Interesting question via the comments.

I got this the other day in the comments and decided to repost it for everybody to take a swing at:

Dear head nurse,
I am currently interning at a heart institute in Texas .
All (except one )the RNs here treat me like trash and also are slave drivers , Not exaggerating here.They get paid for the crap i am doing for them .
I would truly love to hear your thoughts on this.
And heres the best thing , they dont let me learn anything , or watch procedure s , as their filing and copying is of utmost importance to them more than my learning phase. What do you think?

First things first: If you're in a situation where you're supposed to be watching procedures and helping care for patients and you're not able to do that because you're getting saddled with copying, filing, whatever--it's time to talk to the person in charge of overseeing your internship.
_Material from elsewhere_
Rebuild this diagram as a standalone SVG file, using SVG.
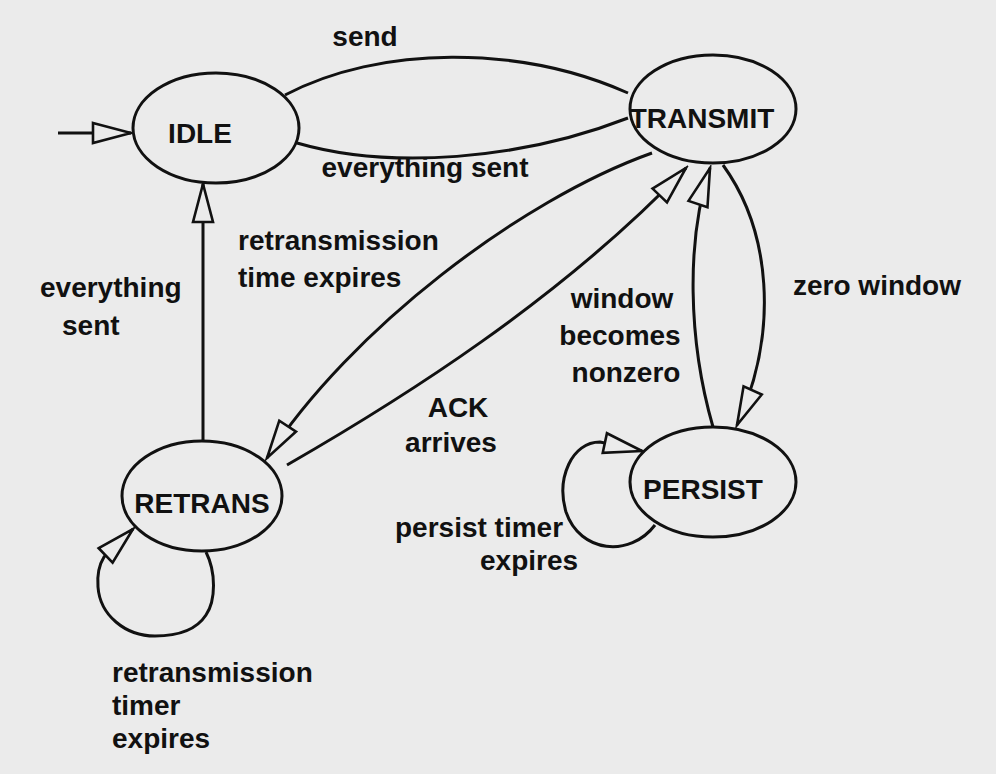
<svg xmlns="http://www.w3.org/2000/svg" width="996" height="774" viewBox="0 0 996 774">
<style>
  .node { fill: none; stroke: #111; stroke-width: 3; }
  .edge { fill: none; stroke: #111; stroke-width: 3; }
  .lbl { font-family: "Liberation Sans", Arial, sans-serif; font-size: 28px; font-weight: bold; fill: #111; }
  .mid { text-anchor: middle; }
</style>
<defs>
  <marker id="open" markerUnits="userSpaceOnUse" viewBox="-41 -13 44 26" markerWidth="44" markerHeight="26" refX="0" refY="0" orient="auto">
    <path d="M-38,-10 L0,0 L-38,10 Z" fill="#ebebeb" stroke="#111" stroke-width="2.6" stroke-linejoin="miter"/>
  </marker>
</defs>
<rect x="0" y="0" width="996" height="774" fill="#ebebeb"/>

<g id="connectors">
  <path class="edge" d="M58,133 L131,133" marker-end="url(#open)"/>
  <path class="edge" d="M285,95 C380,45 520,45 628,93"/>
  <path class="edge" d="M628,118 C520,160 390,170 297,143"/>
  <path class="edge" d="M203,442 L203,184" marker-end="url(#open)"/>
  <path class="edge" d="M652,153 C520,200 350,330 267,458" marker-end="url(#open)"/>
  <path class="edge" d="M287,465 C400,400 560,300 686,168" marker-end="url(#open)"/>
  <path class="edge" d="M713,427 C688,340 686,240 710,168" marker-end="url(#open)"/>
  <path class="edge" d="M723,165 C770,230 780,330 737,425" marker-end="url(#open)"/>
  <path class="edge" d="M206,552 C216,572 216,600 206,615 C195,632 175,636 155,636 C125,636 100,615 98,587 C97,575 99,565 104,557 L133,529" marker-end="url(#open)"/>
  <path class="edge" d="M655,525 C630,558 580,553 566,512 C556,478 572,442 600,442 L642,451" marker-end="url(#open)"/>
</g>

<g id="labels">
  <text class="lbl mid" x="365" y="46">send</text>
  <text class="lbl mid" x="425" y="177">everything sent</text>
  <text class="lbl" x="238" y="250">retransmission</text>
  <text class="lbl" x="238" y="287">time expires</text>
  <text class="lbl" x="40" y="297">everything</text>
  <text class="lbl" x="62" y="335">sent</text>
  <text class="lbl mid" x="458" y="417">ACK</text>
  <text class="lbl mid" x="451" y="452">arrives</text>
  <text class="lbl mid" x="622" y="308">window</text>
  <text class="lbl mid" x="620" y="345">becomes</text>
  <text class="lbl mid" x="626" y="382">nonzero</text>
  <text class="lbl" x="793" y="295">zero window</text>
  <text class="lbl" x="395" y="537">persist timer</text>
  <text class="lbl" x="480" y="570">expires</text>
  <text class="lbl" x="112" y="682">retransmission</text>
  <text class="lbl" x="112" y="715">timer</text>
  <text class="lbl" x="112" y="748">expires</text>
</g>

<g id="IDLE">
  <ellipse class="node" cx="216" cy="128" rx="83" ry="55"/>
  <text class="lbl mid" x="200" y="143">IDLE</text>
</g>
<g id="TRANSMIT">
  <ellipse class="node" cx="713" cy="109" rx="83" ry="54"/>
  <text class="lbl mid" x="702" y="128">TRANSMIT</text>
</g>
<g id="RETRANS">
  <ellipse class="node" cx="202" cy="496" rx="80" ry="55"/>
  <text class="lbl mid" x="202" y="513">RETRANS</text>
</g>
<g id="PERSIST">
  <ellipse class="node" cx="713" cy="482" rx="83" ry="55"/>
  <text class="lbl mid" x="703" y="499">PERSIST</text>
</g>
</svg>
The primary purpose of a nursing intern- or externship is to learn the theory and skills you'd use in the unit where you're placed.

When you approach your internship coordinator, take in a list of times when you've not been present for procedures because you've been tasked with something clerical. If you've been assigned a job that's not patient-care-related and told that because of that task, you can't practice a particular skill you're meant to master, take that (or those) specific examples in with you as well. You don't have to name the people who've assigned you those jobs, but *make sure you have documented times when it's happened.* Be specific and timed and all that stuff.

("Specific, timed, and measurable" works for more than care plans. Who knew?)

Second things second: When you say the RNs treat you "like trash," what exactly do you mean? Is there a fundamental lack of respect, trash-talking, or lateral bullying? If so, again provide concrete examples--and in this case, you might be asked to name names--to your coordinator. It will help if you can keep a written list of times Person X has said something belittling or bullying to you. This is standard practice in situations when somebody feels discriminated against or harrassed, and it's a *good* standard practice: building a list of incidents helps you build a case.

While you're doing those things, do two more: take a look at your expectations for the internship versus the facility's expectations for the internship. If there's a basic disconnect--in other words, if you wanted nursing experience and they put you into a position where you're learning to be a unit secretary--you'll need to talk to the coordinator about that as well.

Examine the culture of the place where you're interning, too. There are some places that are great, some that suck, and a whole bunch stuck in the middle. If you're in a place that just outright sucks--where there's a lot of what they call "lateral violence," like bullying or back-stabbing--you might need to go somewhere else. If you're in a place that's great but just isn't a good fit for you, again, you might need to find a different position somewhere that's a better match. If you're in one of those facilities that's in the middle, you can work with the people who treat you well in order to carve out a better learning experience.

Can you talk to the RN you mentioned and ask him or her to act as your advocate? That RN might have some insight as to what's happened with previous interns. She or he could tell you if the way you're being treated is something that's habitual, or if there's a better place within the facility to get the experience you want.

When you present all this stuff to the person in charge, be as unemotional as possible. Avoid the terms "slave-drivers" and "crap" at all costs. There's a certain amount of drudgery and general-factotum-ness in every job, and some of that's going to spill over into an unpaid position. (By the way, yeah, those RNs are getting paid for what you're doing. . .but that's kinda the nature of the beast.) Focus on how the stated goals of the internship aren't getting met, and be sure to present possible solutions. You can't just go in with a list of problems; you'll get a much better reception if you can come up with ideas for fixing them.

And good luck. This is a tricky spot to be in.